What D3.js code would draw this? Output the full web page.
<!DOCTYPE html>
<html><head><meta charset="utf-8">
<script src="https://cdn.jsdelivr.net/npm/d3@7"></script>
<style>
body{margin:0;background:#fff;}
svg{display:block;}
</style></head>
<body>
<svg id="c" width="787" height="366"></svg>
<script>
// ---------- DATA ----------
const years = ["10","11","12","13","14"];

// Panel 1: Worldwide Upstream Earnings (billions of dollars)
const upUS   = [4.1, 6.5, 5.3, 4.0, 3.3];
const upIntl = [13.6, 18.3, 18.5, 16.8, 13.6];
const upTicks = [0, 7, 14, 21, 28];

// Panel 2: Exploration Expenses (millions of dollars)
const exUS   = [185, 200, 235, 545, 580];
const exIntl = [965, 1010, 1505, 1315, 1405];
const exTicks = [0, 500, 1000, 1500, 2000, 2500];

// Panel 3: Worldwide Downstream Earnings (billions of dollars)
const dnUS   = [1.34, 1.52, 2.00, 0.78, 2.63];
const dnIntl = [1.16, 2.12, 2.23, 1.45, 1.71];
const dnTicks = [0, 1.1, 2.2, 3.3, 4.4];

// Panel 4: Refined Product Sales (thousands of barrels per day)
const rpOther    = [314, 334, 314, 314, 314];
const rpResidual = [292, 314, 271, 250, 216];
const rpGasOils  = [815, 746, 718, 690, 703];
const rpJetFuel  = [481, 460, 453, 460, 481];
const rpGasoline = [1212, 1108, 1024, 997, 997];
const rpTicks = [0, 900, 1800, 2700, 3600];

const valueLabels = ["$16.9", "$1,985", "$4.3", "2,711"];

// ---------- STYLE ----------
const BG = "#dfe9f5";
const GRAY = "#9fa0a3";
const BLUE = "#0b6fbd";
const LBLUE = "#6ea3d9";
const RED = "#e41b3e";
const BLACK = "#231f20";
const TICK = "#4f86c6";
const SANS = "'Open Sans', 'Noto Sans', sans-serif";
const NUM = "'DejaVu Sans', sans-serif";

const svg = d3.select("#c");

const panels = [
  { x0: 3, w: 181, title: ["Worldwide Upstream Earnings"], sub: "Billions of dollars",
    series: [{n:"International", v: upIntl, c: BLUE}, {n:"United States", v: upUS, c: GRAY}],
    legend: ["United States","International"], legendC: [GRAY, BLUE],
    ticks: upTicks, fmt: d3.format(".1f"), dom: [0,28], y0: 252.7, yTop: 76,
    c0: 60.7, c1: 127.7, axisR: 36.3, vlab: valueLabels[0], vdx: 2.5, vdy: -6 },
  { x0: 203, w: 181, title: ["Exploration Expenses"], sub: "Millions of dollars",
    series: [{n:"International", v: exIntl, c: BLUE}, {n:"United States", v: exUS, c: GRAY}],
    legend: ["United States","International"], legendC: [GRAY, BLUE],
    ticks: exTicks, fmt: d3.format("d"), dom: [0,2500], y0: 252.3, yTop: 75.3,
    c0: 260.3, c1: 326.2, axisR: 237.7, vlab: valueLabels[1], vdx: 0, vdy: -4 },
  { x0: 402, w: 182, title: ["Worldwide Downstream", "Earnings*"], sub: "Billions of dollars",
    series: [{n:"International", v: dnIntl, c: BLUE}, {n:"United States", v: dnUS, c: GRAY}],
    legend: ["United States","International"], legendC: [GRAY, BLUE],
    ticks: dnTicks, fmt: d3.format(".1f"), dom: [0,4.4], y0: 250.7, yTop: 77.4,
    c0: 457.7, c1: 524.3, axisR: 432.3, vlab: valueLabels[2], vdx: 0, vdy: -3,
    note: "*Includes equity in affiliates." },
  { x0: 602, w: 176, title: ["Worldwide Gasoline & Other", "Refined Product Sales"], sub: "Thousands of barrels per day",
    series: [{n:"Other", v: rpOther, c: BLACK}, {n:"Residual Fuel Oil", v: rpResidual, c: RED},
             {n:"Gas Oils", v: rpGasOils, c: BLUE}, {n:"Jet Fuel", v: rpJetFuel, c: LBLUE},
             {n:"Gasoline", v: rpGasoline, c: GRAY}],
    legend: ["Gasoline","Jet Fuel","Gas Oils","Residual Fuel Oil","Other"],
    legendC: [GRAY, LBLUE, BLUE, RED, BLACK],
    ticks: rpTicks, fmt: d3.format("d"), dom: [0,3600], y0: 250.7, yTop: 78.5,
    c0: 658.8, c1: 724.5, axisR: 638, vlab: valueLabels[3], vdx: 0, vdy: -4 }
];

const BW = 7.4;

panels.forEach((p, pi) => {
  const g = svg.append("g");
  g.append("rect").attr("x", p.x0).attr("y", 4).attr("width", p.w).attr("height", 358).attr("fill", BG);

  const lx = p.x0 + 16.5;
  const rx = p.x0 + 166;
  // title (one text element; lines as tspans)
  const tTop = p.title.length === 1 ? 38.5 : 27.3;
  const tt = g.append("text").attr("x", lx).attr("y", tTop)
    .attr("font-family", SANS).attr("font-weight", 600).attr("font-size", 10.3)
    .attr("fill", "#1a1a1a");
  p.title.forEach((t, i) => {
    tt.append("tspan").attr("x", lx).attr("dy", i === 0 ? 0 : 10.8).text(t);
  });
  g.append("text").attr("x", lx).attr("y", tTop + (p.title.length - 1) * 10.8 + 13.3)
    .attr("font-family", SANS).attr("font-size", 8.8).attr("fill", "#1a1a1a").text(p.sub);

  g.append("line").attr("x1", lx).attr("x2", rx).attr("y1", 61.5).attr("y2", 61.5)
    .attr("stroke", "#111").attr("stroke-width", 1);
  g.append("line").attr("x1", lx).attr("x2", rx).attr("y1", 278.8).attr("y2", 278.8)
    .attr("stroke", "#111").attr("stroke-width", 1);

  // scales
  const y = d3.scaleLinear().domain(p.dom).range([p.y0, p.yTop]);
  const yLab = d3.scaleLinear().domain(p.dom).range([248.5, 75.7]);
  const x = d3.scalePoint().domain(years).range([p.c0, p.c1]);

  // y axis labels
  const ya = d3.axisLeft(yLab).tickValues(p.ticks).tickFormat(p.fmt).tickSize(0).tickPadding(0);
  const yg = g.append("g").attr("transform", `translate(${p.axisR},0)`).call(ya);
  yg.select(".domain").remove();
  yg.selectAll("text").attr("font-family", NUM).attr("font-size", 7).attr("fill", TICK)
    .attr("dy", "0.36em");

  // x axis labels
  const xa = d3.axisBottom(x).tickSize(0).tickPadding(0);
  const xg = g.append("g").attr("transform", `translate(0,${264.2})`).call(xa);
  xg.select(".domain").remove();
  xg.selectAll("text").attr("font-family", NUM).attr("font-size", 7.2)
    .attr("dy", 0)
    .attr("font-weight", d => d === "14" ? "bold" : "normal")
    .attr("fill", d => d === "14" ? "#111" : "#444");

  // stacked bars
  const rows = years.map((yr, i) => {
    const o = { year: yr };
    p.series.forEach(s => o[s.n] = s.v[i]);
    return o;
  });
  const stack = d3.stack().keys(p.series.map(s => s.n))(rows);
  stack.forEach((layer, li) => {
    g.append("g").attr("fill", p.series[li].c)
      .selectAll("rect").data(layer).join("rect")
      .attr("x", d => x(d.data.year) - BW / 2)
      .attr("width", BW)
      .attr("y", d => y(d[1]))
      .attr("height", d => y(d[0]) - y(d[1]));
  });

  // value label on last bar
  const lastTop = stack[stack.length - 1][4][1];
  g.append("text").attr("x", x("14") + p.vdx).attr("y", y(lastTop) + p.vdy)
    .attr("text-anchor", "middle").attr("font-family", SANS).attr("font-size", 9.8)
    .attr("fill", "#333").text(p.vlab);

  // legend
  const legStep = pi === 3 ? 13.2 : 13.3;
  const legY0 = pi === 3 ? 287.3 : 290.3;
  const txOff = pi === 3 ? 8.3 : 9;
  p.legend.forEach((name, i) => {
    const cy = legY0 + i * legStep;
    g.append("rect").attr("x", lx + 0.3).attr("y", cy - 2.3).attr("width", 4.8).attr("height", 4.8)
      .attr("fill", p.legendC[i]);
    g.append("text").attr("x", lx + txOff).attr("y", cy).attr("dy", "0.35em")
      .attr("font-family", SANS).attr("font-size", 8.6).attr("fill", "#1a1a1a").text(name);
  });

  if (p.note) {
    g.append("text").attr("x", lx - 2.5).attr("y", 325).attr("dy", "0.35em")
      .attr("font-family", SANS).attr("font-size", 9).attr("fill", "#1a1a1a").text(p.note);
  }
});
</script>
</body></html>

§

• _WHAT THIS TASK INVOLVES_: Looking at the material above, please copy exactly every line from its first line through the line containing "const exTicks = [0, 500, 1000, 1500, 2000, 2500];", with both ends included and nothing else.

• _EXPECTED ANSWER_:
What D3.js code would draw this? Output the full web page.
<!DOCTYPE html>
<html><head><meta charset="utf-8">
<script src="https://cdn.jsdelivr.net/npm/d3@7"></script>
<style>
body{margin:0;background:#fff;}
svg{display:block;}
</style></head>
<body>
<svg id="c" width="787" height="366"></svg>
<script>
// ---------- DATA ----------
const years = ["10","11","12","13","14"];

// Panel 1: Worldwide Upstream Earnings (billions of dollars)
const upUS   = [4.1, 6.5, 5.3, 4.0, 3.3];
const upIntl = [13.6, 18.3, 18.5, 16.8, 13.6];
const upTicks = [0, 7, 14, 21, 28];

// Panel 2: Exploration Expenses (millions of dollars)
const exUS   = [185, 200, 235, 545, 580];
const exIntl = [965, 1010, 1505, 1315, 1405];
const exTicks = [0, 500, 1000, 1500, 2000, 2500];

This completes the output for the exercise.